The trouble with despots? They are seldom enlightened. Chelsea oligarch Roman Abramovich has sacked manager Andre Villas-Boas, just eight months after paying $21 million to pry him from his Porto contract. AVB joins a lengthy list of gentlemen being paid not to manage Chelsea. Caretaker Roberto Di Matteo will be the seventh manager since 2007.
Chelsea hired the 34-year-old Villas-Boas last summer, fresh off winning the treble in his first season. He was the hottest young manager in Europe. He also had just one year of experience (neither at a big club nor in a top caliber league) and was barely older than the squad’s veteran core. His style, up tempo and attacking, was at odds with the club’s aging personnel.

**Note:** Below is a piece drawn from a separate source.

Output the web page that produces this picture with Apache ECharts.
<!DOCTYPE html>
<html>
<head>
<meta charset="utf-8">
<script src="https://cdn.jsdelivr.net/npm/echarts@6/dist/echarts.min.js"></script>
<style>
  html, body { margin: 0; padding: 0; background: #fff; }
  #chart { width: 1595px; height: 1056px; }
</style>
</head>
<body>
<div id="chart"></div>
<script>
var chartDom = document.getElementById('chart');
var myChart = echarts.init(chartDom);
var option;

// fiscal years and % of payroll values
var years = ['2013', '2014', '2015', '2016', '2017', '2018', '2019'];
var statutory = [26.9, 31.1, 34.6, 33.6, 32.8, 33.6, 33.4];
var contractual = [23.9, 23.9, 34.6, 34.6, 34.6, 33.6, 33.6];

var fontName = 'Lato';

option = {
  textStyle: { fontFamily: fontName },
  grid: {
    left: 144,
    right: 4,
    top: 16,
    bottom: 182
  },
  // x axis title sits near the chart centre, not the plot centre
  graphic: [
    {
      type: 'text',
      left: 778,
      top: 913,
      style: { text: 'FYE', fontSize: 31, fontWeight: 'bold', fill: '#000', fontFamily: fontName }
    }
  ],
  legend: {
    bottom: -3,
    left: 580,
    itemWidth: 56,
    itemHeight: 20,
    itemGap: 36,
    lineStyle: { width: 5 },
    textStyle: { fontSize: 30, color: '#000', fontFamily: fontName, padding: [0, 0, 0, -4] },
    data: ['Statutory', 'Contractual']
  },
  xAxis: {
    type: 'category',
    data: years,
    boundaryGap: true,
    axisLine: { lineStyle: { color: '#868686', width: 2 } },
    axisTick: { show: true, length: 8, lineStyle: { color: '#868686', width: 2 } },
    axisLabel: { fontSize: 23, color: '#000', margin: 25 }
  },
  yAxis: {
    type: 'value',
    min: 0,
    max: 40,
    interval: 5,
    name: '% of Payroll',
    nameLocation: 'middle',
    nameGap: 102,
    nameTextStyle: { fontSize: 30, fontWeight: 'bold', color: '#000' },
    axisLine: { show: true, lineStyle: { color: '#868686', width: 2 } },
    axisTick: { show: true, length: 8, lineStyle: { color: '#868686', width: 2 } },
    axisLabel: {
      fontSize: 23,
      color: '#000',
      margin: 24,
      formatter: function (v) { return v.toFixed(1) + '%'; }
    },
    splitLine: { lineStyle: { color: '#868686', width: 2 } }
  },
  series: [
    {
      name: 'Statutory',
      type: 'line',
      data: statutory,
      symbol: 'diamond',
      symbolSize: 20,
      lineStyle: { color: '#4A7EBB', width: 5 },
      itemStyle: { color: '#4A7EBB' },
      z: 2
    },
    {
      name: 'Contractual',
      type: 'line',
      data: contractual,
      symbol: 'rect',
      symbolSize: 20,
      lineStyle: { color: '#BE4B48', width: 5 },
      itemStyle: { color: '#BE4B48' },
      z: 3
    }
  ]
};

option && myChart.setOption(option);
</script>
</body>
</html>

This season was supposed to be one of transition, with AVB performing the soccer equivalent of a rigid pro-style to spread conversion in football. He bought a couple players, Juan Mata and Raul Meireles, who fit his system but otherwise had to make due. He faced the same conundrum every post-Mourinho manager has faced with Chelsea’s veteran core: enact much needed change or keep things intact for short-term results and dressing room harmony. He opted for the former option and it has cost him.

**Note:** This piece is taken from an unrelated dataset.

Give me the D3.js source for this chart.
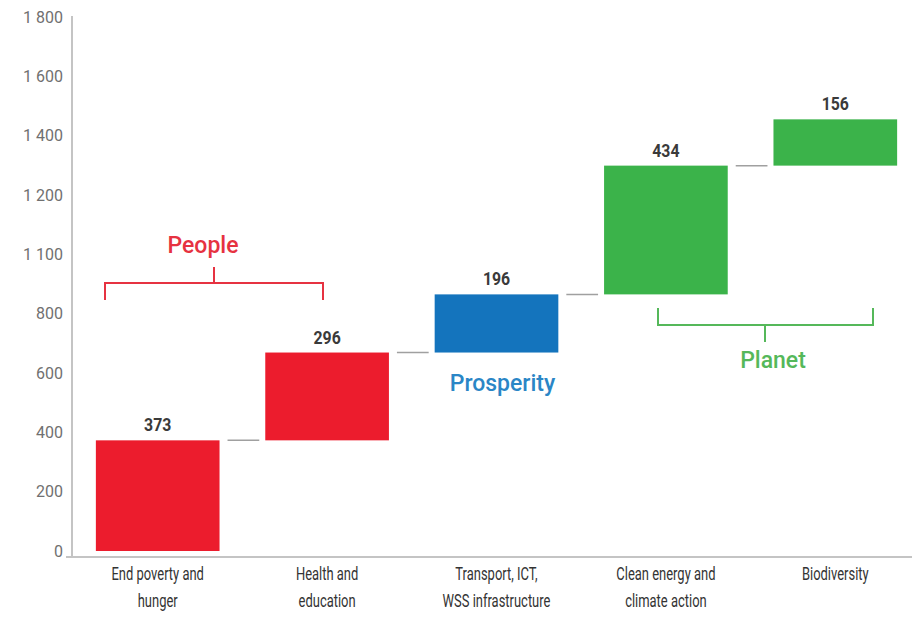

AVB lost the players’ support. His style left his defense exposed too often. Fernando Torres, signed for $80 million, has become soccer’s Barry Zito with just two goals in 22 league appearances. Chelsea has, consequently, hit a terrible run of form, winning just three of their last 12 EPL matches and dropping points to six teams below 10th place. Yesterday’s limp 1-0 loss to West Brom to fall three points behind Arsenal for fourth was Villas-Boas’ last straw. The situation, regarding Chelsea’s Champions League future, is dire, though one wonders whether yet more turnover will be the prudent response.

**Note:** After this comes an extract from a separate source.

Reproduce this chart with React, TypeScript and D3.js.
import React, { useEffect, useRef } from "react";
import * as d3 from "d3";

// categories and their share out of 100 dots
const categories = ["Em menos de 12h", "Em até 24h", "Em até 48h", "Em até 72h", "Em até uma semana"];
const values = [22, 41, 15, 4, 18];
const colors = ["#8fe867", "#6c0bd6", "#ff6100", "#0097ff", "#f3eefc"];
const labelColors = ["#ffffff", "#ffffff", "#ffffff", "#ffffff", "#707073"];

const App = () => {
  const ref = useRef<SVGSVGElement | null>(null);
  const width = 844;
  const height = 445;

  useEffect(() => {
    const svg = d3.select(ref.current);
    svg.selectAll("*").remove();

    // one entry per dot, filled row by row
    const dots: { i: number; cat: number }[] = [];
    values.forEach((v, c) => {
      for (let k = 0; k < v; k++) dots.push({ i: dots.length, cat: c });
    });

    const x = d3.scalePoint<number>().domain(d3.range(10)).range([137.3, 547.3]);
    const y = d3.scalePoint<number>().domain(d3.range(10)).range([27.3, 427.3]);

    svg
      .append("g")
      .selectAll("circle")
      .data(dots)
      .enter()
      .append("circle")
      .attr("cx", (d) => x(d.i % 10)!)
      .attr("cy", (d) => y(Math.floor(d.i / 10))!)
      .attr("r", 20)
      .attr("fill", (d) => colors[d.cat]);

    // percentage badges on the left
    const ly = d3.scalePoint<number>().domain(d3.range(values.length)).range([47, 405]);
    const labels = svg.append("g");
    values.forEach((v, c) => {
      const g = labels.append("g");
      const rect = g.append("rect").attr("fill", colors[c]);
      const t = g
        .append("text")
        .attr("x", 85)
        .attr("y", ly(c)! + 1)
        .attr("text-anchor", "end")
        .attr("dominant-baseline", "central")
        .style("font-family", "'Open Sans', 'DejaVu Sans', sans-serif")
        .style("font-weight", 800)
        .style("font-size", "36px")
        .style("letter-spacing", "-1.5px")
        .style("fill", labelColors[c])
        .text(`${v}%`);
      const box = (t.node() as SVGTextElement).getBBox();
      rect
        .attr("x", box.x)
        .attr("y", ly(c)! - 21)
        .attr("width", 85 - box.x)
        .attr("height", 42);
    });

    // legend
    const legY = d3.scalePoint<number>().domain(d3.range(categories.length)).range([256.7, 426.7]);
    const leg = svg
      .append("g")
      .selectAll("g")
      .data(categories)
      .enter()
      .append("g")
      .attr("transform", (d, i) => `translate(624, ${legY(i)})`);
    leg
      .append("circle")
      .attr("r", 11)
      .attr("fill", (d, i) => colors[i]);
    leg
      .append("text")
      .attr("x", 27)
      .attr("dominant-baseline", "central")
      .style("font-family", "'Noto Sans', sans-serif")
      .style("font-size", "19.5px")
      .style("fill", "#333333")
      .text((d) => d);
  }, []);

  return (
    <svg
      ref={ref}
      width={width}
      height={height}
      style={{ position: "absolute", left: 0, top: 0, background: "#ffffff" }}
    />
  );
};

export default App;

Abramovich has invested more than $700 million in Chelsea’s squad since 2003 and more than $200 million the past two seasons. The trouble has been comprehensive instability and impatience from their owner. The Blues need a manager with the gravitas to wrest control, the aplomb to handle the pressure and the delicacy to keep Abramovich placated. You’ll hear much talk of Barcelona’s Pep Guardiola, though the best man for the job works at Real Madrid.